STATED PROBLEM:
Pull out exactly the lines from the line containing "Recreate this image" to the line containing "from matplotlib.patches import Rectangle", both lines included, with pictures removed from the copy.

DATA FOR THIS TASK:

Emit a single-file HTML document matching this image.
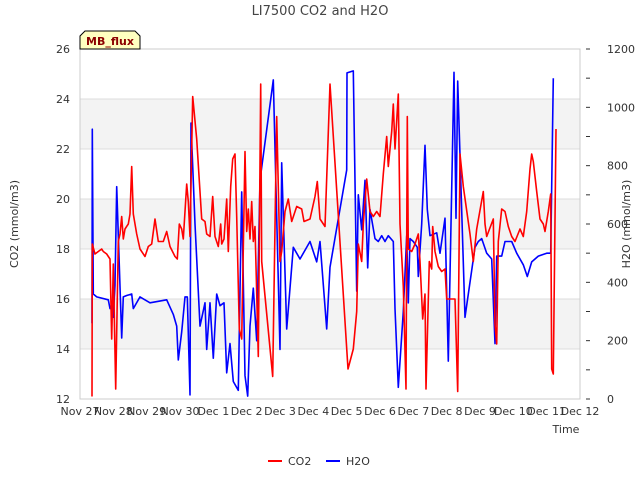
<!DOCTYPE html>
<html><head><meta charset="utf-8"><style>
body{margin:0;background:#fff;}
svg{font-family:"DejaVu Sans","Liberation Sans",sans-serif;}
</style></head><body>
<svg id="chart" width="640" height="480" xmlns="http://www.w3.org/2000/svg"></svg>
<script>
const xTickLabels=["Nov 27","Nov 28","Nov 29","Nov 30","Dec 1","Dec 2","Dec 3","Dec 4","Dec 5","Dec 6","Dec 7","Dec 8","Dec 9","Dec 10","Dec 11","Dec 12"];
const co2Ticks=[12,14,16,18,20,22,24,26];
const h2oTicks=[0,200,400,600,800,1000,1200];
const co2Days=[0.36,0.37,0.45,0.55,0.65,0.7,0.8,0.9,0.95,1.0,1.07,1.15,1.2,1.25,1.3,1.35,1.45,1.5,1.55,1.6,1.7,1.8,1.95,2.05,2.15,2.25,2.35,2.5,2.6,2.7,2.85,2.92,2.98,3.05,3.1,3.2,3.25,3.3,3.38,3.5,3.65,3.75,3.8,3.9,3.98,4.05,4.15,4.22,4.25,4.32,4.4,4.45,4.52,4.58,4.65,4.7,4.78,4.85,4.95,5.0,5.05,5.1,5.15,5.2,5.25,5.35,5.42,5.45,5.78,5.9,6.0,6.05,6.15,6.25,6.35,6.5,6.65,6.72,6.9,7.05,7.12,7.2,7.35,7.5,8.04,8.2,8.3,8.35,8.45,8.5,8.6,8.7,8.8,8.9,9.0,9.1,9.2,9.25,9.35,9.4,9.45,9.55,9.6,9.7,9.78,9.82,9.85,9.95,10.05,10.15,10.2,10.28,10.35,10.38,10.48,10.55,10.58,10.65,10.75,10.85,10.95,11.0,11.25,11.33,11.4,11.5,11.7,11.8,11.9,12.1,12.15,12.2,12.4,12.45,12.5,12.55,12.65,12.75,12.85,12.95,13.05,13.2,13.3,13.4,13.5,13.55,13.6,13.7,13.8,13.9,13.95,14.05,14.12,14.15,14.2,14.28];
const co2Values=[12.1,18.2,17.8,17.9,18.0,17.9,17.8,17.6,14.4,17.4,12.4,18.3,18.6,19.3,18.4,18.8,19.0,19.4,21.3,19.4,18.6,18.0,17.7,18.1,18.2,19.2,18.3,18.3,18.7,18.1,17.7,17.6,19.0,18.8,18.4,20.6,19.9,18.5,24.1,22.4,19.2,19.1,18.6,18.5,20.1,18.5,18.1,19.0,18.2,18.4,20.0,17.9,20.5,21.6,21.8,19.3,14.8,14.4,21.9,18.7,19.6,18.4,19.9,18.3,18.9,13.7,24.6,17.5,12.9,23.3,17.5,17.9,19.5,20.0,19.1,19.7,19.6,19.1,19.2,20.1,20.7,19.2,18.9,24.6,13.2,14.0,15.5,18.2,17.5,19.0,20.8,19.5,19.3,19.5,19.3,21.0,22.5,21.3,22.7,23.8,22.0,24.2,19.0,16.5,12.4,23.3,18.0,17.9,18.2,18.6,17.5,15.2,16.2,12.4,17.5,17.2,18.9,17.9,17.3,17.1,17.2,16.0,16.0,12.3,21.8,20.5,18.6,17.5,18.8,20.3,19.0,18.5,19.2,15.0,14.2,18.3,19.6,19.5,18.9,18.5,18.3,18.8,18.5,19.5,21.2,21.8,21.5,20.3,19.2,19.0,18.7,19.5,20.2,13.2,13.0,22.8];
const h2oDays=[0.36,0.37,0.4,0.5,0.85,0.9,0.97,1.0,1.05,1.1,1.25,1.3,1.4,1.55,1.6,1.8,2.1,2.6,2.8,2.9,2.95,3.05,3.15,3.22,3.3,3.33,3.45,3.6,3.75,3.8,3.9,4.0,4.1,4.2,4.32,4.4,4.5,4.6,4.75,4.85,4.95,5.03,5.1,5.2,5.3,5.4,5.8,6.0,6.05,6.2,6.4,6.6,6.9,7.1,7.2,7.4,7.5,8.0,8.01,8.2,8.3,8.35,8.45,8.55,8.63,8.7,8.85,8.95,9.05,9.15,9.25,9.4,9.45,9.55,9.7,9.8,9.85,9.9,10.0,10.12,10.15,10.25,10.35,10.42,10.5,10.7,10.8,10.95,11.05,11.22,11.28,11.33,11.55,11.85,11.95,12.05,12.2,12.35,12.45,12.5,12.65,12.75,12.95,13.1,13.3,13.42,13.55,13.75,14.0,14.12,14.2];
const h2oValues=[260,925,360,350,340,310,330,280,390,728,209,350,355,360,310,350,330,340,290,250,134,230,350,350,14,946,600,250,330,170,330,140,360,320,330,90,190,60,30,710,80,10,250,380,200,750,1094,170,810,240,520,480,540,470,540,240,452,785,1118,1125,370,700,580,750,450,650,550,540,560,540,560,540,310,40,300,560,330,550,540,520,420,600,870,650,560,570,500,620,130,1120,620,1090,280,520,540,550,500,480,190,490,490,540,540,500,460,420,470,490,500,500,1100];

const L=80,R=580,T=49,B=399;
const xS=d=>L+d*(R-L)/15;
const yC=v=>B-(v-12)*(B-T)/14;
const yH=v=>B-v*(B-T)/1200;
const svg=document.getElementById('chart');
const NS="http://www.w3.org/2000/svg";
function mk(tag,attrs,parent){const e=document.createElementNS(NS,tag);for(const k in attrs)e.setAttribute(k,attrs[k]);(parent||svg).appendChild(e);return e;}

[14,18,22].forEach(v=>{const r=mk('rect',{x:L,y:yC(v+2),width:R-L,height:yC(v)-yC(v+2),fill:'#f3f3f3'});

});
co2Ticks.forEach(v=>{const l=mk('line',{x1:L,x2:R,y1:yC(v),y2:yC(v),stroke:'#dcdcdc','stroke-width':1});

});
const frame=mk('rect',{x:L,y:T,width:R-L,height:B-T,fill:'none',stroke:'#cccccc'});



co2Ticks.forEach(v=>{const t=mk('text',{x:L-10,y:yC(v)+4,'text-anchor':'end','font-size':11,fill:'#333'});t.textContent=v;

});
for(let v=0;v<=1200;v+=100){mk('line',{x1:R+6,x2:R+10,y1:yH(v),y2:yH(v),stroke:'#333'});}
h2oTicks.forEach(v=>{const t=mk('text',{x:R+27,y:yH(v)+4,'text-anchor':'start','font-size':11,fill:'#333'});t.textContent=v;

});
xTickLabels.forEach((s,i)=>{const t=mk('text',{x:xS(i),y:B+16,'text-anchor':'middle','font-size':11,fill:'#333'});t.textContent=s;

});

function line(days,vals,ys,color,name){const p=days.map((d,i)=>(i?'L':'M')+xS(d).toFixed(1)+','+ys(vals[i]).toFixed(1)).join('');
const e=mk('path',{d:p,fill:'none',stroke:color,'stroke-width':1.6,'stroke-linejoin':'round'});

}
line(h2oDays,h2oValues,yH,'#0000ff','h2o-series');
line(co2Days,co2Values,yC,'#ff0000','co2-series');

function txt(x,y,s,attrs,name){const t=mk('text',Object.assign({x:x,y:y},attrs));t.textContent=s;

return t;}
txt(320,15,'LI7500 CO2 and H2O',{'text-anchor':'middle','font-size':13,fill:'#444'},'chart-title');
txt(566,433,'Time',{'text-anchor':'middle','font-size':11,fill:'#333'},'x-axis-title');
txt(18,224,'CO2 (mmol/m3)',{'text-anchor':'middle','font-size':11,fill:'#333',transform:'rotate(-90 18 224)'},'y-axis-left-title');
txt(630,224,'H2O (mmol/m3)',{'text-anchor':'middle','font-size':11,fill:'#333',transform:'rotate(-90 630 224)'},'y-axis-right-title');

const tag=mk('path',{d:'M80,49 L80,36 L85,31 L135,31 L140,36 L140,49 Z',fill:'#ffffc0',stroke:'#000','stroke-width':1});


txt(110,45,'MB_flux',{'text-anchor':'middle','font-size':11,'font-weight':'bold',fill:'#8b0000'},'site-tag-label');

const l1=mk('line',{x1:268,x2:282,y1:461,y2:461,stroke:'#ff0000','stroke-width':2});


txt(288,465,'CO2',{'font-size':11,fill:'#333'},'legend-co2-label');
const l2=mk('line',{x1:326,x2:340,y1:461,y2:461,stroke:'#0000ff','stroke-width':2});


txt(346,465,'H2O',{'font-size':11,fill:'#333'},'legend-h2o-label');
</script>
</body></html>
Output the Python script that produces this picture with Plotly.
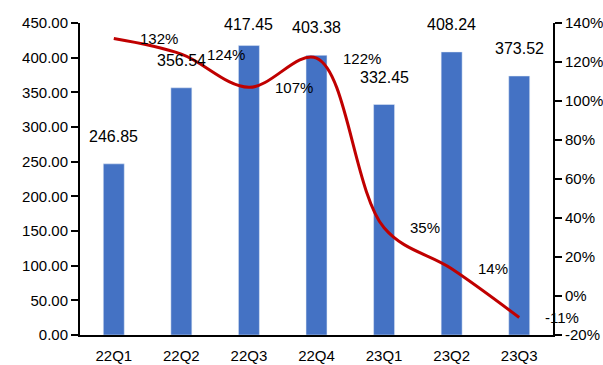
import plotly.graph_objects as go

# Quarterly values (bars, left axis) and growth rate (line, right axis)
quarters = ["22Q1", "22Q2", "22Q3", "22Q4", "23Q1", "23Q2", "23Q3"]
revenue = [246.85, 356.54, 417.45, 403.38, 332.45, 408.24, 373.52]
growth_pct = [132, 124, 107, 122, 35, 14, -11]

left_ticks = [0, 50, 100, 150, 200, 250, 300, 350, 400, 450]
right_ticks = [-20, 0, 20, 40, 60, 80, 100, 120, 140]

FONT = "Liberation Sans, Arial, sans-serif"
BAR_COLOR = "#4472C4"
LINE_COLOR = "#C00000"

WIDTH, HEIGHT = 603, 365
MARGIN = dict(l=80, r=50, t=23, b=30)
Y_MAX = 450

fig = go.Figure()

fig.add_trace(go.Bar(
    x=quarters, y=revenue, marker_color=BAR_COLOR, width=0.31,
    hoverinfo="skip", showlegend=False,
))

fig.add_trace(go.Scatter(
    x=quarters, y=growth_pct, yaxis="y2", mode="lines",
    line=dict(color=LINE_COLOR, width=3, shape="spline", smoothing=1.0),
    hoverinfo="skip", showlegend=False,
))

# pixel scale of the left axis, used to keep tall bar labels inside the chart
plot_h = HEIGHT - MARGIN["t"] - MARGIN["b"]
px_per_unit = plot_h / Y_MAX
LABEL_GAP = 17      # preferred gap between bar top and label bottom
LABEL_MIN_BOTTOM = 35  # label bottom may not rise above this pixel row

annotations = []
# value labels above each bar
for q, v in zip(quarters, revenue):
    bar_top_px = MARGIN["t"] + (Y_MAX - v) * px_per_unit
    shift = min(LABEL_GAP, bar_top_px - LABEL_MIN_BOTTOM)
    annotations.append(dict(
        x=q, y=v, xref="x", yref="y", text=f"{v:.2f}", showarrow=False,
        yanchor="bottom", yshift=shift, font=dict(family=FONT, size=16, color="#000"),
    ))
# growth labels to the right of each line point
for q, g in zip(quarters, growth_pct):
    annotations.append(dict(
        x=q, y=g, xref="x", yref="y2", text=f"{g}%", showarrow=False,
        xanchor="left", xshift=24, yanchor="middle",
        font=dict(family=FONT, size=15, color="#000"),
    ))

fig.update_layout(
    width=WIDTH, height=HEIGHT,
    margin=MARGIN,
    paper_bgcolor="white", plot_bgcolor="white",
    font=dict(family=FONT, size=14, color="#000"),
    annotations=annotations,
    xaxis=dict(
        range=[-0.5, len(quarters) - 0.5],
        showline=True, linecolor="#000", linewidth=2, ticks="",
        showgrid=False, tickfont=dict(size=15), ticklabelstandoff=6,
        automargin=False,
    ),
    yaxis=dict(
        range=[0, Y_MAX], tickvals=left_ticks, tickformat=".2f",
        showline=True, linecolor="#000", linewidth=2,
        ticks="outside", ticklen=7, tickwidth=2, tickcolor="#000",
        showgrid=False, zeroline=False, tickfont=dict(size=15),
        automargin=False,
    ),
    yaxis2=dict(
        range=[-20, 140], tickvals=right_ticks,
        ticktext=[f"{t}%" for t in right_ticks],
        overlaying="y", side="right",
        showline=True, linecolor="#000", linewidth=2,
        ticks="outside", ticklen=7, tickwidth=2, tickcolor="#000",
        showgrid=False, zeroline=False, tickfont=dict(size=15),
        automargin=False,
    ),
)

fig.write_html("out.html")
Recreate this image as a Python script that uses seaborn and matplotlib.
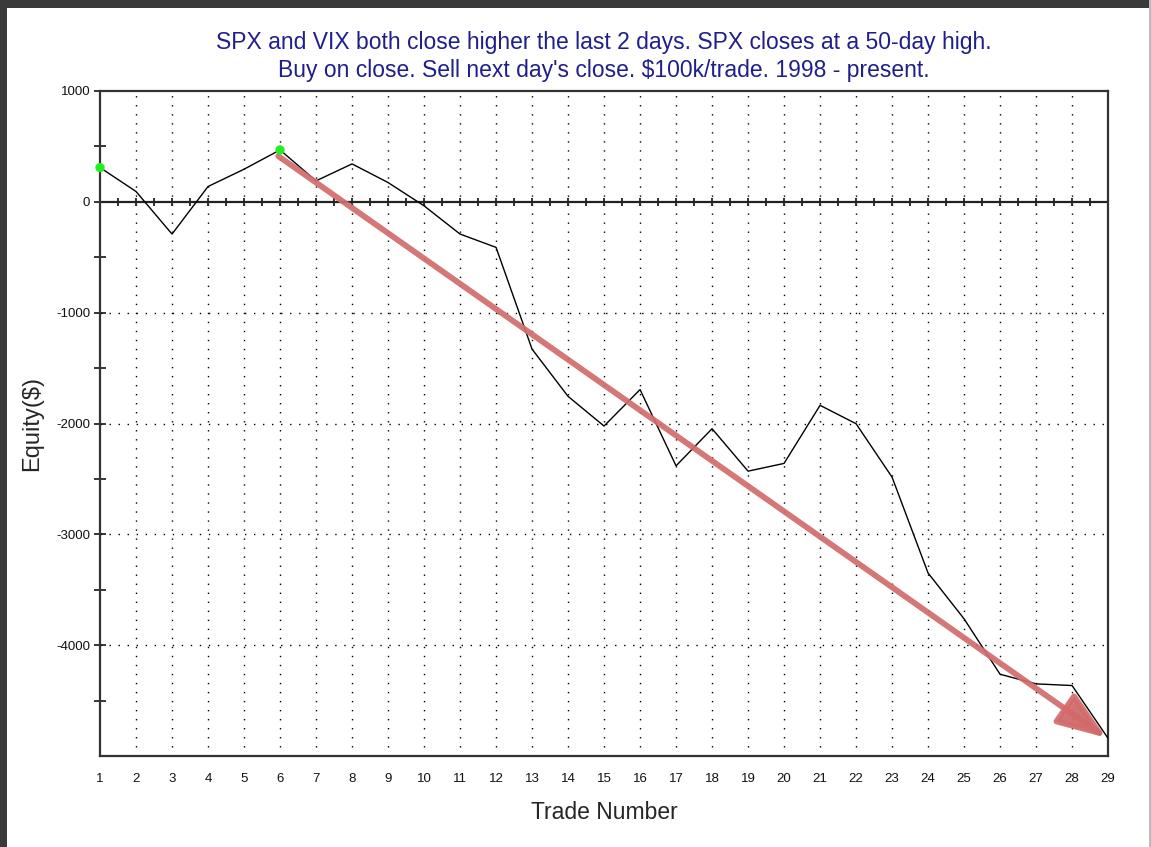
import numpy as np
import pandas as pd
import seaborn as sns
import matplotlib.pyplot as plt
import matplotlib.patheffects as pe
from matplotlib.patches import Rectangle

trades = list(range(1, 30))
equity = [309, 93, -291, 138, 294, 468, 189, 342, 174, -36, -291, -411, -1329,
          -1755, -2023, -1694, -2382, -2047, -2430, -2360, -1836, -2002, -2484,
          -3349, -3762, -4262, -4349, -4364, -4840]

title_lines = ["SPX and VIX both close higher the last 2 days. SPX closes at a 50-day high.",
               "Buy on close. Sell next day's close. $100k/trade. 1998 - present."]
y_ticks = [1000, 0, -1000, -2000, -3000, -4000]

df = pd.DataFrame({'trade': trades, 'equity': equity})
# new equity highs get the green dots
df['new_high'] = df['equity'] >= df['equity'].cummax()
highs = df[df['new_high']]

sns.set_style('white')
plt.rcParams['font.family'] = ['Liberation Sans', 'DejaVu Sans']
plt.rcParams['axes.unicode_minus'] = False

fig = plt.figure(figsize=(11.51, 8.47), dpi=100)
ax = fig.add_axes([0.0869, 0.1074, 0.9627 - 0.0869, 0.8926 - 0.1074])

# dotted grid
dots = (0, (1, 5.5))
for t in trades[1:-1]:
    ax.axvline(t, color='black', lw=1.0, ls=dots, zorder=1)
for v in y_ticks[2:]:
    ax.axhline(v, color='black', lw=1.0, ls=dots, zorder=1)

# zero line with cross ticks every half trade
ax.axhline(0, color='#222222', lw=1.6, zorder=2)
half = np.arange(trades[0], trades[-1] + 0.01, 0.5)
ax.plot(half, np.zeros_like(half), ls='none', marker='|', ms=6, mew=1.3,
        color='#222222', zorder=2)

sns.lineplot(data=df, x='trade', y='equity', color='black', lw=1.0, ax=ax, zorder=3)
sns.scatterplot(data=highs, x='trade', y='equity', color='#22ee22', s=45,
                edgecolor='none', ax=ax, zorder=5, clip_on=False)

# trend arrow
arr = ax.annotate('', xy=(trades[-1] - 0.05, equity[-1] + 5),
                  xytext=(trades[5] - 0.05, equity[5] - 55),
                  arrowprops=dict(arrowstyle='-|>,head_length=1.5,head_width=0.55',
                                  mutation_scale=20, color='#d36b6b', lw=4.2,
                                  shrinkA=0, shrinkB=0, alpha=0.92),
                  zorder=4)
arr.arrow_patch.set_path_effects([pe.SimplePatchShadow(offset=(2, -2), alpha=0.25),
                                  pe.Normal()])

ax.set_xlim(trades[0], trades[-1])
ax.set_ylim(-5000, 1000)
ax.set_xticks(trades)
ax.set_xticklabels([str(t) for t in trades])
ax.set_yticks(y_ticks)
ax.set_yticks(np.arange(-4500, 1000, 1000), minor=True)
ax.tick_params(axis='x', length=0, pad=12, labelsize=9.5, labelcolor='#111111')
ax.tick_params(axis='y', which='major', direction='inout', length=8, width=1.3,
               pad=3, labelsize=9.5, labelcolor='#111111', left=True)
ax.tick_params(axis='y', which='minor', direction='inout', length=8, width=1.3, left=True)

for s in ax.spines.values():
    s.set_color('#333333')
    s.set_linewidth(1.6)

ax.set_xlabel('Trade Number', fontsize=16.5, labelpad=12)
ax.set_ylabel('Equity($)', fontsize=17, labelpad=9.5)
ax.set_title('\n'.join(title_lines), fontsize=16.5, color='#1f1f8c', pad=10,
             linespacing=1.3)

# screenshot frame
fig.add_artist(Rectangle((0, 0), 0.0065, 1, transform=fig.transFigure,
                         color='#3a3a3a', lw=0))
fig.add_artist(Rectangle((0, 0.991), 1, 0.009, transform=fig.transFigure,
                         color='#3a3a3a', lw=0))
fig.add_artist(Rectangle((0.9985, 0), 0.0015, 1, transform=fig.transFigure,
                         color='#bbbbbb', lw=0))

fig.savefig('out.png', dpi=100)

RESULT OF THE EXERCISE:
Recreate this image as a Python script that uses seaborn and matplotlib.
import numpy as np
import pandas as pd
import seaborn as sns
import matplotlib.pyplot as plt
import matplotlib.patheffects as pe
from matplotlib.patches import Rectangle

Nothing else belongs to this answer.